### Problem
Retype exactly the lines from the first one through the line with "text width=#6, anchor=base", including both ends; skip any pictures.

--- Begin Material provided ---

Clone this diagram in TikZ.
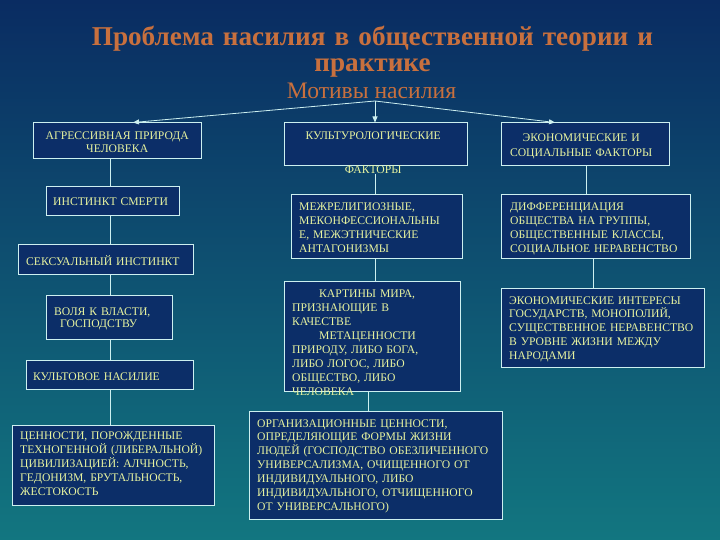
\documentclass[tikz,border=0pt]{standalone}
\usepackage{fontspec}
\setmainfont{Liberation Serif}
\usetikzlibrary{arrows.meta,fit,calc}
\definecolor{bgTop}{RGB}{10,44,98}
\definecolor{bgMid}{RGB}{12,84,116}
\definecolor{bgBot}{RGB}{18,118,128}
\definecolor{bFill}{RGB}{12,46,104}
\definecolor{bLine}{RGB}{205,240,240}
\definecolor{bText}{RGB}{232,244,160}
\definecolor{tOrange}{RGB}{200,112,62}
\tikzset{
  fbox/.style={rectangle, draw=bLine, fill=bFill, line width=1bp, inner sep=0pt},
  ftxt/.style={text=bText, inner sep=0pt, font=\fontsize{11.7}{14}\selectfont},
  link/.style={draw=bLine, line width=0.8bp},
  arr/.style={link, -{Triangle[length=6bp,width=5bp]}},
  ttl/.style={text=tOrange, inner sep=0pt, align=center, text width=700bp,
              font=\fontsize{27.3}{26}\selectfont\bfseries},
  sub/.style={text=tOrange, inner sep=0pt, font=\fontsize{23.7}{26}\selectfont},
}
% box from two corners + its text, first baseline at #5
\newcommand{\FactBox}[7][left]{%
  \node[fbox, fit={(#3) (#4)}] (#2) {};
  \node[ftxt, align=#1, text width=#6, anchor=base west] (#2-t) at (#5) {#7};}

\begin{document}
\begin{tikzpicture}[x=1bp, y=-1bp]
  \useasboundingbox (0,0) rectangle (720,540);
  \shade[top color=bgTop, middle color=bgMid, bottom color=bgBot] (0,0) rectangle (720,540);

  %====================== TITLE ======================
  \node[ttl, anchor=base] (title) at (372.5,46)
    {Проблема насилия в общественной теории и\\практике};
  \node[sub, anchor=base] (motiv) at (371.5,99) {Мотивы насилия};
  \coordinate (root) at (375,101);

  %====================== LEFT COLUMN ======================
  \FactBox[center]{agr}{33,123}{201,159}{37,139.5}{160bp}{%
    АГРЕССИВНАЯ ПРИРОДА\\[-1bp]ЧЕЛОВЕКА}
  \FactBox{smert}{46,187}{179,216}{53,205.5}{300bp}{ИНСТИНКТ СМЕРТИ}
  \FactBox{seks}{18,245}{193,274}{26,265.5}{300bp}{СЕКСУАЛЬНЫЙ ИНСТИНКТ}
  \FactBox{volya}{46,295}{172,339}{54,315}{300bp}{%
    ВОЛЯ К ВЛАСТИ,\\[-1.5bp]\hspace*{6bp}ГОСПОДСТВУ}
  \FactBox{kultnas}{26,360}{193,389}{33,380.5}{300bp}{КУЛЬТОВОЕ НАСИЛИЕ}
  \FactBox{cenn}{12,425}{214,505}{20,439.5}{300bp}{%
    ЦЕННОСТИ, ПОРОЖДЕННЫЕ\\
    ТЕХНОГЕННОЙ (ЛИБЕРАЛЬНОЙ)\\
    ЦИВИЛИЗАЦИЕЙ: АЛЧНОСТЬ,\\
    ГЕДОНИЗМ, БРУТАЛЬНОСТЬ,\\
    ЖЕСТОКОСТЬ}

  %====================== MIDDLE COLUMN ======================
  \FactBox[center]{kult}{284,123}{467,166}{288,140}{170bp}{%
    КУЛЬТУРОЛОГИЧЕСКИЕ\\[19.5bp]ФАКТОРЫ}
  \FactBox{mezh}{291,195}{462,259}{299,211}{300bp}{%
    МЕЖРЕЛИГИОЗНЫЕ,\\
    МЕКОНФЕССИОНАЛЬНЫ\\
    Е, МЕЖЭТНИЧЕСКИЕ\\
    АНТАГОНИЗМЫ}
  \FactBox{kart}{284,281}{460,391}{292,297.5}{300bp}{%
    \hspace*{27bp}КАРТИНЫ МИРА,\\
    ПРИЗНАЮЩИЕ В\\
    КАЧЕСТВЕ\\
    \hspace*{27bp}МЕТАЦЕННОСТИ\\
    ПРИРОДУ, ЛИБО БОГА,\\
    ЛИБО ЛОГОС, ЛИБО\\
    ОБЩЕСТВО, ЛИБО\\
    ЧЕЛОВЕКА}
  \FactBox{org}{249,411}{502,519}{257,427}{300bp}{%
    ОРГАНИЗАЦИОННЫЕ ЦЕННОСТИ,\\
    ОПРЕДЕЛЯЮЩИЕ ФОРМЫ ЖИЗНИ\\
    ЛЮДЕЙ (ГОСПОДСТВО ОБЕЗЛИЧЕННОГО\\
    УНИВЕРСАЛИЗМА, ОЧИЩЕННОГО ОТ\\
    ИНДИВИДУАЛЬНОГО, ЛИБО\\
    ИНДИВИДУАЛЬНОГО, ОТЧИЩЕННОГО\\
    ОТ УНИВЕРСАЛЬНОГО)}

  %====================== RIGHT COLUMN ======================
  \FactBox[center]{econ}{501,123}{669,166}{506,141.5}{150bp}{%
    ЭКОНОМИЧЕСКИЕ И\\[1.5bp]СОЦИАЛЬНЫЕ ФАКТОРЫ}
  \FactBox{diff}{501,195}{690,259}{510,211}{300bp}{%
    ДИФФЕРЕНЦИАЦИЯ\\
    ОБЩЕСТВА НА ГРУППЫ,\\
    ОБЩЕСТВЕННЫЕ КЛАССЫ,\\
    СОЦИАЛЬНОЕ НЕРАВЕНСТВО}
  \FactBox{inter}{501,288}{704,367}{509,304}{300bp}{%
    ЭКОНОМИЧЕСКИЕ ИНТЕРЕСЫ\\
    ГОСУДАРСТВ, МОНОПОЛИЙ,\\
    СУЩЕСТВЕННОЕ НЕРАВЕНСТВО\\
    В УРОВНЕ ЖИЗНИ МЕЖДУ\\
    НАРОДАМИ}

  %====================== LINKS ======================
  \coordinate (lx) at (110,0);
  \coordinate (mx) at (375,0);
  \coordinate (mx2) at (368,0);
  \coordinate (rx) at (586,0);
  \coordinate (rx2) at (593,0);

  \draw[arr] (root) -- ([xshift=16bp]agr.north);
  \draw[arr] (root) -- (kult.north -| mx);
  \draw[arr] (root) -- ([xshift=-30bp]econ.north);

  \draw[link] (agr.south -| lx) -- (smert.north -| lx);
  \draw[link] (smert.south -| lx) -- (seks.north -| lx);
  \draw[link] (seks.south -| lx) -- (volya.north -| lx);
  \draw[link] (volya.south -| lx) -- (kultnas.north -| lx);
  \draw[link] (kultnas.south -| lx) -- (cenn.north -| lx);

  \draw[link] (kult-t.south -| mx) -- (mezh.north -| mx);
  \draw[link] (mezh.south -| mx) -- (kart.north -| mx);
  \draw[link] (kart.south -| mx2) -- (org.north -| mx2);

  \draw[link] (econ.south -| rx) -- (diff.north -| rx);
  \draw[link] (diff.south -| rx2) -- (inter.north -| rx2);
\end{tikzpicture}
\end{document}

--- End Material provided ---

### Reply to the exercise
Clone this diagram in TikZ.
\documentclass[tikz,border=0pt]{standalone}
\usepackage{fontspec}
\setmainfont{Liberation Serif}
\usetikzlibrary{arrows.meta,fit,calc}
\definecolor{bgTop}{RGB}{10,44,98}
\definecolor{bgMid}{RGB}{12,84,116}
\definecolor{bgBot}{RGB}{18,118,128}
\definecolor{bFill}{RGB}{12,46,104}
\definecolor{bLine}{RGB}{205,240,240}
\definecolor{bText}{RGB}{232,244,160}
\definecolor{tOrange}{RGB}{200,112,62}
\tikzset{
  fbox/.style={rectangle, draw=bLine, fill=bFill, line width=1bp, inner sep=0pt},
  ftxt/.style={text=bText, inner sep=0pt, font=\fontsize{11.7}{14}\selectfont},
  link/.style={draw=bLine, line width=0.8bp},
  arr/.style={link, -{Triangle[length=6bp,width=5bp]}},
  ttl/.style={text=tOrange, inner sep=0pt, align=center, text width=700bp,
              font=\fontsize{27.3}{26}\selectfont\bfseries},
  sub/.style={text=tOrange, inner sep=0pt, font=\fontsize{23.7}{26}\selectfont},
}
% box from two corners + its text, first baseline at #5
\newcommand{\FactBox}[7][left]{%
  \node[fbox, fit={(#3) (#4)}] (#2) {};
  \node[ftxt, align=#1, text width=#6, anchor=base west] (#2-t) at (#5) {#7};}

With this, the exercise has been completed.